Second, we have to grow and diversify our revenue streams. As a private, independent college we are tuition-driven. This doesn’t work: We can’t afford to depend solely on tuition. What are other options? Should we expand our housing, create new graduate programs? Our current ones are low-enrolled, like our MFA program.
Third, we must improve our student success and graduation rates. As part of my on-boarding, I created a list of peer institutions based on demographics with 12 different variables. Compared to these other colleges we’re not that bad but that’s just giving me the baseline. My five-year plan includes a goal of moving our 64% retention rate — how many freshmen re-enroll as sophomores — to 72%.

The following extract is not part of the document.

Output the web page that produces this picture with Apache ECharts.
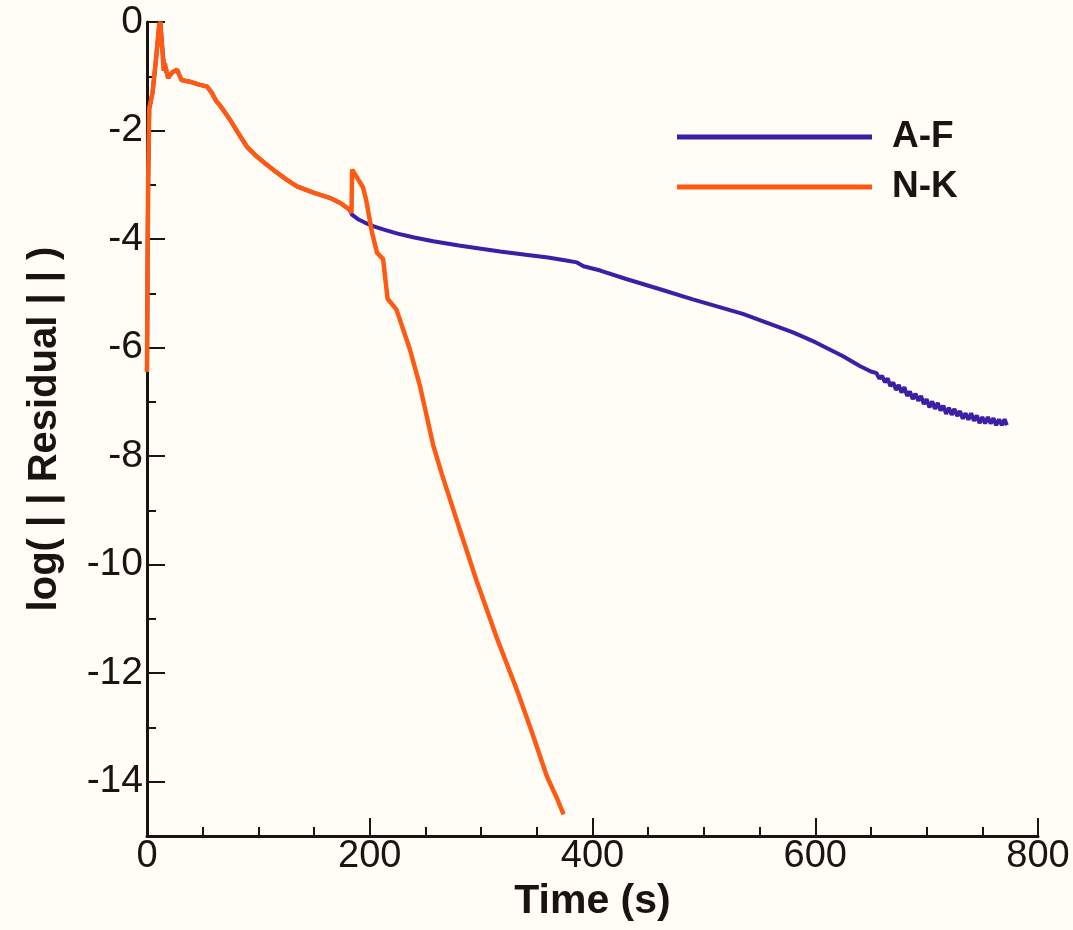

Fourth, I want to increase the rate of student satisfaction and change the narrative. Our kids come in with such resiliency, many with histories of homelessness and food insecurity (we’ve already created two on-campus food pantries) and foster care. We want them to have a full college experience. With this comes branding. We want pictures on our walls that show students feeling valued and embraced. We’ll also establish strategic partnerships to grow student enrollment, perhaps affiliating with other institutions so that students can, for example, spend three years here, transfer somewhere else for two years, and graduate with both a Bachelor’s and Master’s degree. I’m also looking at growing our programs for international students, particularly those from South Korea, and creating online programs.
Fifth, we must invest in academic innovation and inclusive excellence that focus on our mission. We’re talking about developing a criminal justice degree with a restorative justice slant. We want to be sure that our students can get jobs once they graduate. Look, I’m a mother of six. You spend all this time and money; you need to move directly into employment. We’ll have a career center with mock interviews starting in the sophomore year. We’ll have internships so potential employees can see our students’ work ethic and know that a Bloomfield College graduate is someone who can hit the ground running.
Laura: That’s an ambitious plan!
Dr. Evans: It has to be. We want K-12 teachers from surrounding communities like Newark and East Orange to bring their students here and know this is a community where they are valued and where they belong. We’re sometimes referred to as a “hidden gem.” We’ll remain a gem but we’re determined to stop hiding! This is what our students need.